→ Given information:
START

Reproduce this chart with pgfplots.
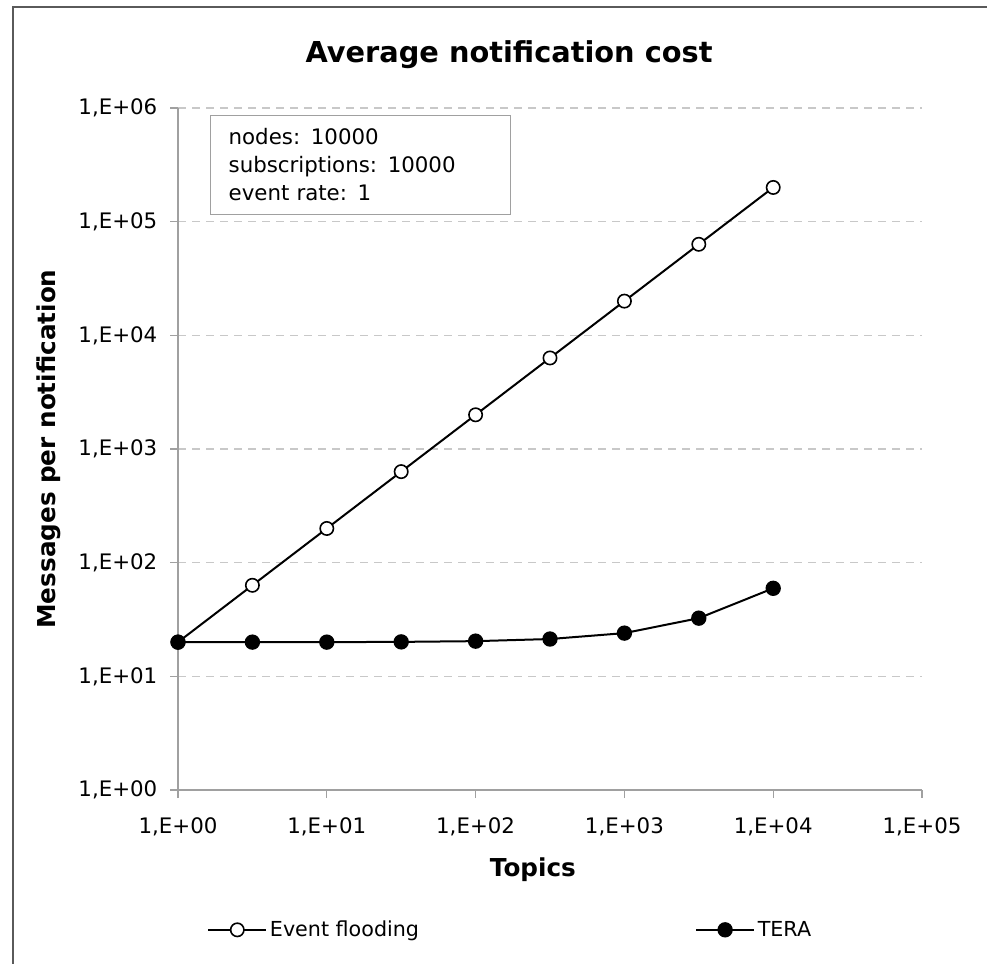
\documentclass[border=0pt]{standalone}
\usepackage{pgfplots}
\pgfplotsset{compat=1.18}
\usepackage{fontspec}
\setmainfont{DejaVu Sans}
\definecolor{axisgray}{HTML}{A0A0A0}
\definecolor{gridgray}{HTML}{C8C8C8}
\definecolor{framegray}{HTML}{5A5A5A}
\definecolor{boxgray}{HTML}{A0A0A0}
\begin{document}
\begin{tikzpicture}
\useasboundingbox (0pt,0pt) rectangle (740.25pt,-722.25pt);
\draw[color=framegray, line width=1.6pt] (9.75pt,-800pt) -- (9.75pt,-5.25pt) -- (800pt,-5.25pt);
\begin{axis}[
  at={(133.5pt,-592.5pt)}, anchor=south west,
  scale only axis, width=558pt, height=511.5pt,
  xmode=log, ymode=log,
  xmin=1, xmax=1e5, ymin=1, ymax=1e6,
  axis x line*=bottom, axis y line*=left,
  axis line style={color=axisgray, line width=1pt},
  tick style={color=axisgray, line width=1pt},
  tick align=outside, major tick length=6pt,
  xminorticks=false, yminorticks=false,
  xtick={1,10,100,1000,10000,100000},
  xticklabels={{1,E+00},{1,E+01},{1,E+02},{1,E+03},{1,E+04},{1,E+05}},
  ytick={1,10,100,1000,10000,100000,1000000},
  yticklabels={{1,E+00},{1,E+01},{1,E+02},{1,E+03},{1,E+04},{1,E+05},{1,E+06}},
  ticklabel style={font=\fontsize{16}{19}\selectfont, text=black},
  xticklabel style={yshift=-11pt},
  yticklabel style={xshift=-6pt},
  ymajorgrids,
  major grid style={color=gridgray, line width=1pt, dash pattern=on 6pt off 4.5pt},
  clip=false,
  title={Average notification cost},
  title style={font=\bfseries\fontsize{21.6}{26}\selectfont, at={(axis description cs:0.445,1.066)}, anchor=center},
  xlabel={Topics},
  xlabel style={font=\bfseries\fontsize{18.5}{22}\selectfont, at={(axis description cs:0.477,-0.117)}, anchor=center},
  ylabel={Messages per notification},
  ylabel style={font=\bfseries\fontsize{18.5}{22}\selectfont, at={(axis description cs:-0.1734,0.5)}, anchor=center},
  legend columns=2,
  legend style={at={(axis description cs:0.039,-0.205)}, anchor=west, draw=none, fill=none,
    font=\fontsize{15.5}{18}\selectfont, inner sep=0pt,
    /tikz/every even column/.append style={column sep=205pt}},
  legend image code/.code={\draw[mark repeat=2,mark phase=2] plot coordinates {(0pt,0pt) (21.75pt,0pt) (43.5pt,0pt)};},
]
\addplot[black, line width=1.5pt, mark=*, mark size=5pt, mark options={fill=white, draw=black, line width=1.2pt}]
  coordinates {(1,20)(3.1623,63.25)(10,200)(31.623,632.5)(100,2000)(316.23,6325)(1000,20000)(3162.3,63250)(10000,200000)};
\addlegendentry{Event flooding}
\addplot[black, line width=1.5pt, mark=*, mark size=5pt, mark options={fill=black, draw=black}]
  coordinates {(1,20)(3.1623,20)(10,20)(31.623,20.1)(100,20.4)(316.23,21.3)(1000,24)(3162.3,32.5)(10000,59.5)};
\addlegendentry{TERA}
\node[draw=boxgray, line width=1pt, anchor=north west, minimum width=225pt, minimum height=74pt,
  text width=198pt, align=left, inner xsep=13.5pt, font=\fontsize{16}{21}\selectfont]
  at (axis description cs:0.043,0.9897) {nodes: 10000\\subscriptions: 10000\\event rate: 1};
\end{axis}
\end{tikzpicture}
\end{document}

END

→ Work required: Quote the material word for word, dropping any images it holds.

→ Solution to this exercise:
Reproduce this chart with pgfplots.
\documentclass[border=0pt]{standalone}
\usepackage{pgfplots}
\pgfplotsset{compat=1.18}
\usepackage{fontspec}
\setmainfont{DejaVu Sans}
\definecolor{axisgray}{HTML}{A0A0A0}
\definecolor{gridgray}{HTML}{C8C8C8}
\definecolor{framegray}{HTML}{5A5A5A}
\definecolor{boxgray}{HTML}{A0A0A0}
\begin{document}
\begin{tikzpicture}
\useasboundingbox (0pt,0pt) rectangle (740.25pt,-722.25pt);
\draw[color=framegray, line width=1.6pt] (9.75pt,-800pt) -- (9.75pt,-5.25pt) -- (800pt,-5.25pt);
\begin{axis}[
  at={(133.5pt,-592.5pt)}, anchor=south west,
  scale only axis, width=558pt, height=511.5pt,
  xmode=log, ymode=log,
  xmin=1, xmax=1e5, ymin=1, ymax=1e6,
  axis x line*=bottom, axis y line*=left,
  axis line style={color=axisgray, line width=1pt},
  tick style={color=axisgray, line width=1pt},
  tick align=outside, major tick length=6pt,
  xminorticks=false, yminorticks=false,
  xtick={1,10,100,1000,10000,100000},
  xticklabels={{1,E+00},{1,E+01},{1,E+02},{1,E+03},{1,E+04},{1,E+05}},
  ytick={1,10,100,1000,10000,100000,1000000},
  yticklabels={{1,E+00},{1,E+01},{1,E+02},{1,E+03},{1,E+04},{1,E+05},{1,E+06}},
  ticklabel style={font=\fontsize{16}{19}\selectfont, text=black},
  xticklabel style={yshift=-11pt},
  yticklabel style={xshift=-6pt},
  ymajorgrids,
  major grid style={color=gridgray, line width=1pt, dash pattern=on 6pt off 4.5pt},
  clip=false,
  title={Average notification cost},
  title style={font=\bfseries\fontsize{21.6}{26}\selectfont, at={(axis description cs:0.445,1.066)}, anchor=center},
  xlabel={Topics},
  xlabel style={font=\bfseries\fontsize{18.5}{22}\selectfont, at={(axis description cs:0.477,-0.117)}, anchor=center},
  ylabel={Messages per notification},
  ylabel style={font=\bfseries\fontsize{18.5}{22}\selectfont, at={(axis description cs:-0.1734,0.5)}, anchor=center},
  legend columns=2,
  legend style={at={(axis description cs:0.039,-0.205)}, anchor=west, draw=none, fill=none,
    font=\fontsize{15.5}{18}\selectfont, inner sep=0pt,
    /tikz/every even column/.append style={column sep=205pt}},
  legend image code/.code={\draw[mark repeat=2,mark phase=2] plot coordinates {(0pt,0pt) (21.75pt,0pt) (43.5pt,0pt)};},
]
\addplot[black, line width=1.5pt, mark=*, mark size=5pt, mark options={fill=white, draw=black, line width=1.2pt}]
  coordinates {(1,20)(3.1623,63.25)(10,200)(31.623,632.5)(100,2000)(316.23,6325)(1000,20000)(3162.3,63250)(10000,200000)};
\addlegendentry{Event flooding}
\addplot[black, line width=1.5pt, mark=*, mark size=5pt, mark options={fill=black, draw=black}]
  coordinates {(1,20)(3.1623,20)(10,20)(31.623,20.1)(100,20.4)(316.23,21.3)(1000,24)(3162.3,32.5)(10000,59.5)};
\addlegendentry{TERA}
\node[draw=boxgray, line width=1pt, anchor=north west, minimum width=225pt, minimum height=74pt,
  text width=198pt, align=left, inner xsep=13.5pt, font=\fontsize{16}{21}\selectfont]
  at (axis description cs:0.043,0.9897) {nodes: 10000\\subscriptions: 10000\\event rate: 1};
\end{axis}
\end{tikzpicture}
\end{document}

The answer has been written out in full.